私の質問で世田谷区内でミドル期シングルに該当する人は、11万人だということがわかりました。こうした人たちの多くは、経済的にも健康的にも恵まれている傾向が強いことから、これまで行政サービスの対象としては軽視されてきました。しかし、50代あたりから個人差が顕著となり、福祉サービスに頼らざるを得ない人も徐々に増えていきますが、孤立している場合が多いのです。ですから、早い段階から地域コミュニティと関わりを持ってもらい、共助のネットワークを築く必要があります。

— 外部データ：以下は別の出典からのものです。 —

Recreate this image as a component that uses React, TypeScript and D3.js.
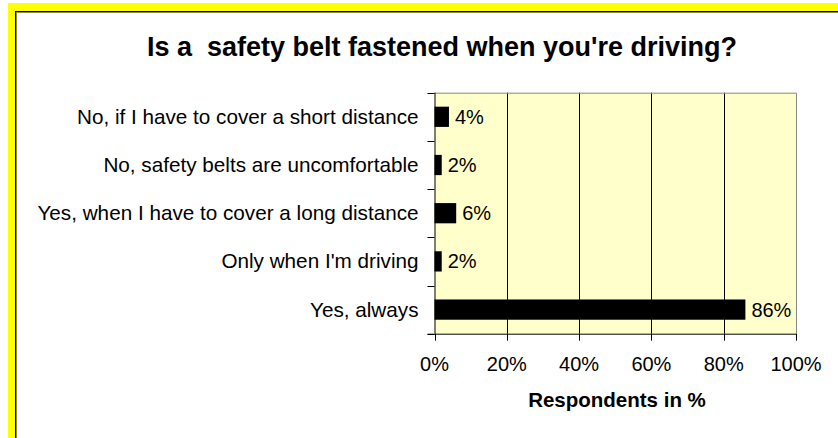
import React, { useEffect, useRef } from 'react';
import * as d3 from 'd3';

// chart data, top to bottom
const categories = [
  'No, if I have to cover a short distance',
  'No, safety belts are uncomfortable',
  'Yes, when I have to cover a long distance',
  "Only when I'm driving",
  'Yes, always',
];
const values = [4, 2, 6, 2, 86];
const xTicks = [0, 20, 40, 60, 80, 100];

const title = "Is a  safety belt fastened when you're driving?";
const xTitle = 'Respondents in %';

const W = 838;
const H = 438;
const FONT = 'Arial, "Liberation Sans", sans-serif';

export default function App() {
  const ref = useRef<SVGSVGElement>(null);

  useEffect(() => {
    const svg = d3.select(ref.current);
    svg.selectAll('*').remove();

    // yellow frame + white panel with dark edge
    svg.append('rect').attr('x', 0).attr('y', 0).attr('width', W).attr('height', H).attr('fill', '#fff');
    svg.append('rect').attr('x', 8).attr('y', 3).attr('width', W - 8).attr('height', H - 3).attr('fill', '#ffff00');
    svg.append('rect').attr('x', 15).attr('y', 11).attr('width', W).attr('height', H).attr('fill', '#fff');
    svg.append('line').attr('x1', 15).attr('x2', W).attr('y1', 11.5).attr('y2', 11.5).attr('stroke', '#000');
    svg.append('line').attr('x1', 15.5).attr('x2', 15.5).attr('y1', 11).attr('y2', H).attr('stroke', '#000');
    svg.append('line').attr('x1', 16).attr('x2', W).attr('y1', 12.5).attr('y2', 12.5).attr('stroke', '#888');
    svg.append('line').attr('x1', 16.5).attr('x2', 16.5).attr('y1', 12).attr('y2', H).attr('stroke', '#888');

    const left = 434.5, right = 796, top = 92.7, bottom = 333.7;

    const x = d3.scaleLinear().domain([0, 100]).range([left, right]);
    const y = d3.scaleBand<string>()
      .domain(categories)
      .range([top, bottom])
      .paddingInner(0.58)
      .paddingOuter(0.29);

    // plot background
    svg.append('rect')
      .attr('x', left).attr('y', top)
      .attr('width', right - left).attr('height', bottom - top)
      .attr('fill', '#ffffcc');

    // gridlines
    svg.append('g')
      .selectAll('line')
      .data(xTicks.slice(1, -1))
      .join('line')
      .attr('x1', d => Math.round(x(d)) + 0.5)
      .attr('x2', d => Math.round(x(d)) + 0.5)
      .attr('y1', top).attr('y2', bottom)
      .attr('stroke', '#000');

    // gray top / right border
    svg.append('path')
      .attr('d', `M${left},${top + 0.5}H${right + 0.5}V${bottom}`)
      .attr('fill', 'none')
      .attr('stroke', '#888');

    // bars
    svg.append('g')
      .selectAll('rect')
      .data(values)
      .join('rect')
      .attr('x', left)
      .attr('y', (d, i) => y(categories[i])!)
      .attr('width', d => x(d) - left)
      .attr('height', y.bandwidth())
      .attr('fill', '#000');

    // value labels
    svg.append('g')
      .selectAll('text')
      .data(values)
      .join('text')
      .attr('x', d => x(d) + 6)
      .attr('y', (d, i) => y(categories[i])! + y.bandwidth() / 2 + 7)
      .attr('font-family', FONT)
      .attr('font-size', 20)
      .text(d => d + '%');

    // y axis
    const step = y.step();
    const yAxis = svg.append('g');
    yAxis.append('line')
      .attr('x1', left + 0.5).attr('x2', left + 0.5)
      .attr('y1', top).attr('y2', bottom)
      .attr('stroke', '#000');
    yAxis.selectAll('line.tick')
      .data(d3.range(categories.length + 1))
      .join('line')
      .attr('class', 'tick')
      .attr('x1', left - 7).attr('x2', left)
      .attr('y1', i => Math.round(top + i * step) + 0.5)
      .attr('y2', i => Math.round(top + i * step) + 0.5)
      .attr('stroke', '#000');
    yAxis.selectAll('text')
      .data(categories)
      .join('text')
      .attr('x', left - 16)
      .attr('y', d => y(d)! + y.bandwidth() / 2 + 7)
      .attr('text-anchor', 'end')
      .attr('font-family', FONT)
      .attr('font-size', 20.7)
      .text(d => d);

    // x axis
    const xAxis = svg.append('g');
    xAxis.append('line')
      .attr('x1', left - 7).attr('x2', right)
      .attr('y1', bottom + 0.5).attr('y2', bottom + 0.5)
      .attr('stroke', '#000');
    xAxis.selectAll('line.tick')
      .data(xTicks)
      .join('line')
      .attr('class', 'tick')
      .attr('x1', d => Math.round(x(d)) + 0.5)
      .attr('x2', d => Math.round(x(d)) + 0.5)
      .attr('y1', bottom).attr('y2', bottom + 7)
      .attr('stroke', '#000');
    xAxis.selectAll('text')
      .data(xTicks)
      .join('text')
      .attr('x', d => x(d))
      .attr('y', 371)
      .attr('text-anchor', 'middle')
      .attr('font-family', FONT)
      .attr('font-size', 20)
      .text(d => d + '%');

    svg.append('text')
      .attr('x', 617)
      .attr('y', 407)
      .attr('text-anchor', 'middle')
      .attr('font-family', FONT)
      .attr('font-size', 20.5)
      .attr('font-weight', 'bold')
      .text(xTitle);

    svg.append('text')
      .attr('x', 442)
      .attr('y', 56)
      .attr('text-anchor', 'middle')
      .attr('font-family', FONT)
      .attr('font-size', 27)
      .attr('font-weight', 'bold')
      .style('white-space', 'pre')
      .text(title);
  }, []);

  return (
    <div style={{ position: 'fixed', left: 0, top: 0 }}>
      <svg ref={ref} width={W} height={H} style={{ display: 'block' }} />
    </div>
  );
}
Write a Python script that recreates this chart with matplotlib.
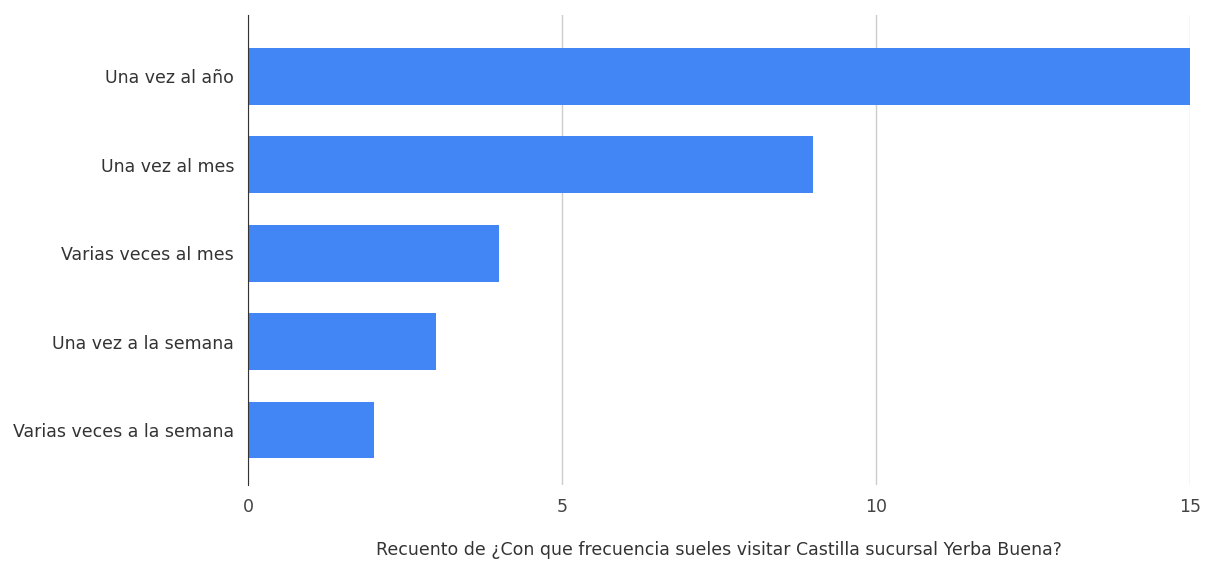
import matplotlib.pyplot as plt
import numpy as np

plt.rcParams['font.family'] = ['DejaVu Sans']

categories = ["Una vez al año", "Una vez al mes", "Varias veces al mes",
              "Una vez a la semana", "Varias veces a la semana"]
counts = [15, 9, 4, 3, 2]
xticks = [0, 5, 10, 15]
xlabel = "Recuento de ¿Con que frecuencia sueles visitar Castilla sucursal Yerba Buena?"

fig = plt.figure(figsize=(12.16, 5.62), dpi=100)
ax = fig.add_axes([0.204, 0.137, 0.7746, 0.836])

y = np.arange(len(categories))
ax.barh(y, counts, height=0.64, color="#4285F4", zorder=3)

ax.set_xlim(0, 15)
ax.set_ylim(4.62, -0.69)
ax.set_yticks(y)
ax.set_yticklabels(categories, fontsize=12.5, color="#333333")
ax.set_xticks(xticks)
ax.set_xticklabels([str(t) for t in xticks], fontsize=12.5, color="#444444")
ax.tick_params(axis='y', length=0, pad=10)
ax.tick_params(axis='x', length=0, pad=9)

ax.grid(axis='x', color="#cccccc", linewidth=1, zorder=0)
for s in ['top', 'right', 'bottom']:
    ax.spines[s].set_visible(False)
ax.spines['left'].set_color("#333333")
ax.spines['left'].set_zorder(4)

ax.set_xlabel(xlabel, fontsize=12.5, color="#333333", labelpad=18)

fig.savefig("out.png", dpi=100)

ミドル期シングル研究の第一人者である、放送大学の宮本みち子名誉教授は、行政による「親密圏」創出の重要性を訴えています。ミドル期シングルは趣味など興味のある分野については、活発に場を持ちます。たとえば、スポーツクラブやジムなどが挙げられます。行政サービスにおいては、世田谷区の場合は「生涯大学」が良い例でしょう。これまで約5500人の修了生がおり、その後も様々な交流を重ねています。しかし、受講資格が60歳以上となっているため、見直しを求めたところ、来年度から50歳以上へ10歳引き下げられることになりました。

また、子ども食堂なども交流の場としては候補に挙げられます。最近では、経済的に恵まれない子どもという対象から、友人や家族でというように、多世代へ利用が広がっています。しかし、答弁では多世代型の子ども食堂は、なんと世田谷区内に1か所しかないとのことでしたので、拡大を求めました。料理が趣味というようなミドル期シングルが、食堂の運営側に回るようになれば、地域での新しい交流も生まれると思います。

その他、図書館などは共通の話題を共有しやすいので、読書会はもとより、人気作家によるトークイベントなど、行政のさらなる積極的なアプローチを促しました。「結婚→出産→子育て」というライフスタイルではない人たちも、住みやすい世田谷区にしていきたいと思います。